21 Candles – Come Sing and Dance

It has been three weeks since I last wrote a post.  A while, as in my head I planned to write at least one post per week.  But I delayed and delayed writing this, not really knowing how to start.  But here it is!  My Remembrance Sunday post come a little later than expected…

Two or so weeks ago, I did one of the most touching performances so far this year.  I had the honour of being asked to play with my mother’s cousin Gillian, a soprano, in a recital at Winchester Cathedral.  It was a remembrance recital, about loved ones, family in particular, that we have lost, not just fallen soldiers as was the timing of the recital being the day before Remembrance Sunday, but others.  This one in particular had great resonance and emotion in my family, and I was so frightened of getting it wrong, of playing wrong, not matching up to the professionals I was playing with.  David Harper, a renowned pianist and vocal coach was accompanying us, and there was nothing that scared me more than a professional musician who WASN’T family, or a college accompanist to do a “real” recital with.

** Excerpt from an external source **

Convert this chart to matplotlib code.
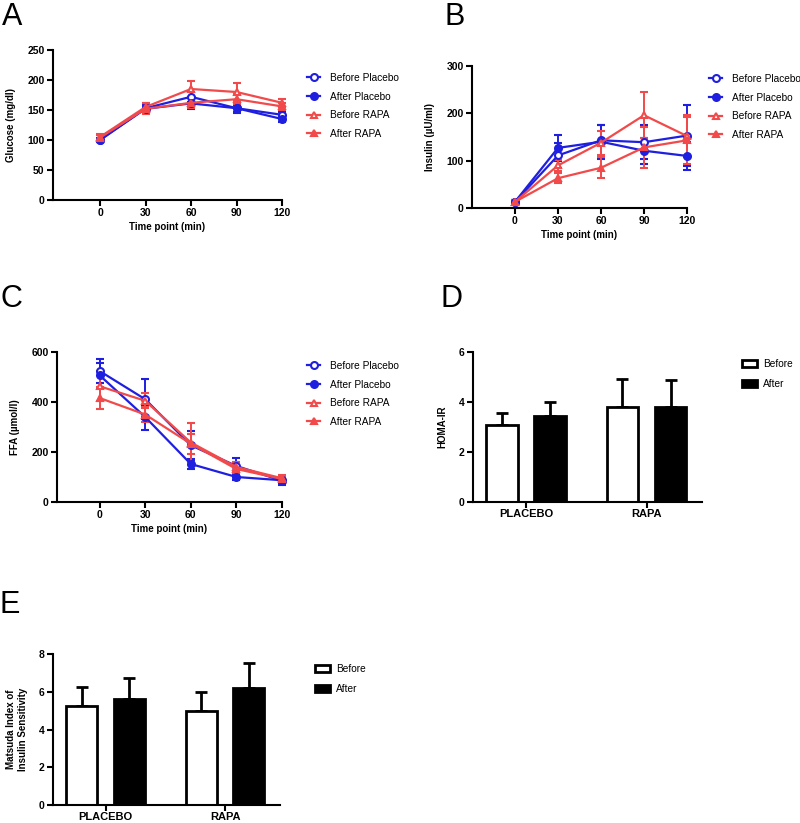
import numpy as np
import matplotlib
matplotlib.use("Agg")
import matplotlib.pyplot as plt
from matplotlib.patches import Patch

plt.rcParams['font.family'] = ['Liberation Sans', 'DejaVu Sans']

# ---- data ----
time = [0, 30, 60, 90, 120]
series_names = ["Before Placebo", "After Placebo", "Before RAPA", "After RAPA"]

glu_before_pla = [100, 153, 172, 153, 142]
glu_after_pla = [100, 152, 161, 153, 135]
glu_before_rapa = [105, 155, 185, 180, 162]
glu_after_rapa = [104, 152, 162, 168, 156]
glu_err = [[4, 6, 8, 6, 5], [4, 5, 10, 8, 5], [5, 7, 13, 15, 7], [5, 9, 8, 8, 6]]

ins_before_pla = [13, 111, 143, 139, 153]
ins_after_pla = [13, 127, 140, 121, 110]
ins_before_rapa = [13, 90, 138, 196, 152]
ins_after_rapa = [13, 63, 85, 128, 143]
ins_err = [[3, 27, 33, 36, 64], [3, 28, 36, 27, 29], [3, 12, 25, 49, 44], [3, 10, 22, 44, 50]]

ffa_before_pla = [524, 411, 227, 144, 85]
ffa_after_pla = [507, 340, 152, 100, 87]
ffa_before_rapa = [463, 405, 238, 140, 95]
ffa_after_rapa = [416, 350, 233, 132, 92]
ffa_err = [[48, 80, 57, 33, 15], [50, 50, 20, 10, 10], [60, 30, 78, 20, 12], [45, 30, 40, 15, 10]]

groups = ["PLACEBO", "RAPA"]
homa_before = [3.09, 3.79]
homa_after = [3.43, 3.79]
homa_before_err = [0.47, 1.14]
homa_after_err = [0.57, 1.10]

matsuda_before = [5.26, 4.98]
matsuda_after = [5.60, 6.18]
matsuda_before_err = [1.01, 1.02]
matsuda_after_err = [1.15, 1.33]

BLUE = '#1f1fe0'
RED = '#f24a4a'
W, H = 800, 823

fig = plt.figure(figsize=(8, 8.23), dpi=100)


def px_axes(x0, y0, x1, y1):
    # pixel box (top-left origin) -> figure axes
    return fig.add_axes([x0 / W, 1 - y1 / H, (x1 - x0) / W, (y1 - y0) / H])


def style(ax, xsize=7.5, xpad=2):
    for s in ['top', 'right']:
        ax.spines[s].set_visible(False)
    for s in ['left', 'bottom']:
        ax.spines[s].set_linewidth(1.5)
    ax.tick_params(width=1.5, length=4, labelsize=7.5, pad=2)
    ax.tick_params(axis='x', labelsize=xsize, pad=xpad)
    for lab in ax.get_xticklabels() + ax.get_yticklabels():
        lab.set_fontweight('bold')


def line_panel(ax, ys, errs, ylim, yticks, ylabel, xmin):
    styles = [(BLUE, 'o', 'white'), (BLUE, 'o', BLUE), (RED, '^', 'white'), (RED, '^', RED)]
    handles = []
    for y, e, (c, m, fc), name in zip(ys, errs, styles, series_names):
        ms = 5 if m == 'o' else 4.5
        ax.errorbar(time, y, yerr=e, color=c, ecolor=c, lw=1.6, elinewidth=1.4,
                    capsize=3, capthick=1.4, marker=m, ms=ms,
                    mfc=fc, mec=c, mew=1.5, clip_on=False)
        h, = ax.plot([], [], color=c, lw=1.6, marker=m, ms=ms,
                     mfc=fc, mec=c, mew=1.5)
        handles.append(h)
    ax.set_xlim(xmin, 120)
    ax.set_ylim(*ylim)
    ax.set_xticks(time)
    ax.set_yticks(yticks)
    ax.set_ylabel(ylabel, fontsize=7, fontweight='bold', labelpad=8)
    ax.set_xlabel("Time point (min)", fontsize=7, fontweight='bold', labelpad=3)
    style(ax)
    return handles


def bar_panel(ax, before, after, be, ae, ylim, yticks, ylabel):
    x = np.arange(len(groups))
    off, wd = 0.2, 0.26
    ax.bar(x - off, before, wd, color='white', edgecolor='black', lw=2, zorder=2)
    ax.bar(x + off, after, wd, color='black', edgecolor='black', lw=2, zorder=2)
    ax.errorbar(x - off, before, yerr=[np.zeros(len(be)), be], fmt='none',
                ecolor='black', elinewidth=2, capsize=4, capthick=2, zorder=1)
    ax.errorbar(x + off, after, yerr=[np.zeros(len(ae)), ae], fmt='none',
                ecolor='black', elinewidth=2, capsize=4, capthick=2, zorder=1)
    ax.set_xlim(-0.44, 1.46)
    ax.set_ylim(*ylim)
    ax.set_xticks(x)
    ax.set_xticklabels(groups)
    ax.set_yticks(yticks)
    ax.set_ylabel(ylabel, fontsize=7, fontweight='bold', labelpad=8)
    style(ax, xsize=8, xpad=1)
    return [Patch(facecolor='white', edgecolor='black', lw=2),
            Patch(facecolor='black', edgecolor='black', lw=2)]


def legend(ax, handles, labels, x, y, bar=False):
    ax.legend(handles, labels, loc='upper left', bbox_to_anchor=(x / W, 1 - y / H),
              bbox_transform=fig.transFigure, frameon=False, fontsize=7.3,
              borderpad=0, labelspacing=0.85 if not bar else 1.0,
              handlelength=1.3 if not bar else 1.5, handleheight=0.75,
              handletextpad=1.0 if not bar else 0.6)


# A - glucose
axA = px_axes(53, 50, 282, 200)
h = line_panel(axA, [glu_before_pla, glu_after_pla, glu_before_rapa, glu_after_rapa],
               glu_err, (0, 250), range(0, 251, 50), "Glucose (mg/dl)", -31)
legend(axA, h, series_names, 302, 68)

# B - insulin
axB = px_axes(472, 66, 687, 208)
h = line_panel(axB, [ins_before_pla, ins_after_pla, ins_before_rapa, ins_after_rapa],
               ins_err, (0, 300), range(0, 301, 100), "Insulin (\u00b5U/ml)", -30)
legend(axB, h, series_names, 704, 69)

# C - FFA
axC = px_axes(57, 352, 282, 502)
h = line_panel(axC, [ffa_before_pla, ffa_after_pla, ffa_before_rapa, ffa_after_rapa],
               ffa_err, (0, 600), range(0, 601, 200), "FFA (\u00b5mol/l)", -28)
legend(axC, h, series_names, 302, 356)

# D - HOMA-IR
axD = px_axes(473, 352, 702, 502)
h = bar_panel(axD, homa_before, homa_after, homa_before_err, homa_after_err,
              (0, 6), range(0, 7, 2), "HOMA-IR")
legend(axD, h, ["Before", "After"], 737, 354, bar=True)

# E - Matsuda
axE = px_axes(53, 654, 280, 805)
h = bar_panel(axE, matsuda_before, matsuda_after, matsuda_before_err, matsuda_after_err,
              (0, 8), range(0, 9, 2), "Matsuda Index of\nInsulin Sensitivity")
legend(axE, h, ["Before", "After"], 310, 659, bar=True)

# panel letters
for letter, (x, y) in zip("ABCDE", [(2, 25), (444, 25), (0, 307), (440, 307), (0, 613)]):
    fig.text(x / W, 1 - y / H, letter, fontsize=22, va='baseline', ha='left')

fig.savefig("out.png", dpi=100)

For me this wasn’t really the problem that kept me nervous.  I was secretly worried about my cousin, and what she was thinking, how she was feeling about me playing and what she would feel if I turned out to be absolutely terrible, and not the aspiring professional/conservatoire student/amazing musician I like to think that other people see me as?

(How I think I look…)

“I am a genius!”

(How I actually look…)

Stop looking at me
Stop looking at me!

Getting more serious, there was a very special reason why this recital was important.  Gillian, my mother’s cousin, had a daughter Alice the same age as me, Alice would have been twenty one years old this year, the same age as me, had she not died due to illness as a child in 2001. The weight of this recital was not lost on me, I felt that I represented my family, and all the wonderful people that we have lost, the sadness of it, and how I in some way represented this person.  But it also represented the joys of life and everything we continue to enjoy together.

The music reflected this; together we played Schubert – Shepherd on the Rock, and the Mozart aria “Parto” from La clemenza di Tito, both beautiful pieces full of life and joy.  I then performed Schumann’s Fantasy Pieces for clarinet and piano, a solemn and yet joyful piece that means a lot to me, as I played it to both my grandfather as he was dying, and my great grandmother in her later years, as it was the first “proper” piece music I had learnt up to that point, I then played it at her funeral.  One of the hardest things I have ever done, but something I HAD to do for myself.  It was to them I dedicated the pieces in this performance.

During the performance, my cousin’s beautiful voice wavered once or twice, and I found myself getting wobbly at the touching readings, but for all those nerves that I had about playing in front of the people that mean most to me – my family – (for they made up the majority of the audience) I could never have wished it to go any way other than it did.  Was I nervous about mistakes? – YES.  Did I make mistakes? – OF COURSE!  Do I care about them now? – NO.  The most important thing about that recital was the people I was playing to, it wasn’t about me, and sometimes when we’re nervous, we forget that it’s the people watching you that matter.  We must remember the people watching, and to them mistakes don’t matter, for they disappear once they are made in music, because they will only remember the music.

For more information about Gillian, David and the recital go to Gillian’s blog here and have a read, and see some of the photos of the lovely if chilly space we were in.

– Soundcloud links to some of the songs performed by Gillian and David

This entry is dedicated to all of my family, and especially Gillian, who is a wonderful person and musician.  Thank you for letting me be a part of this.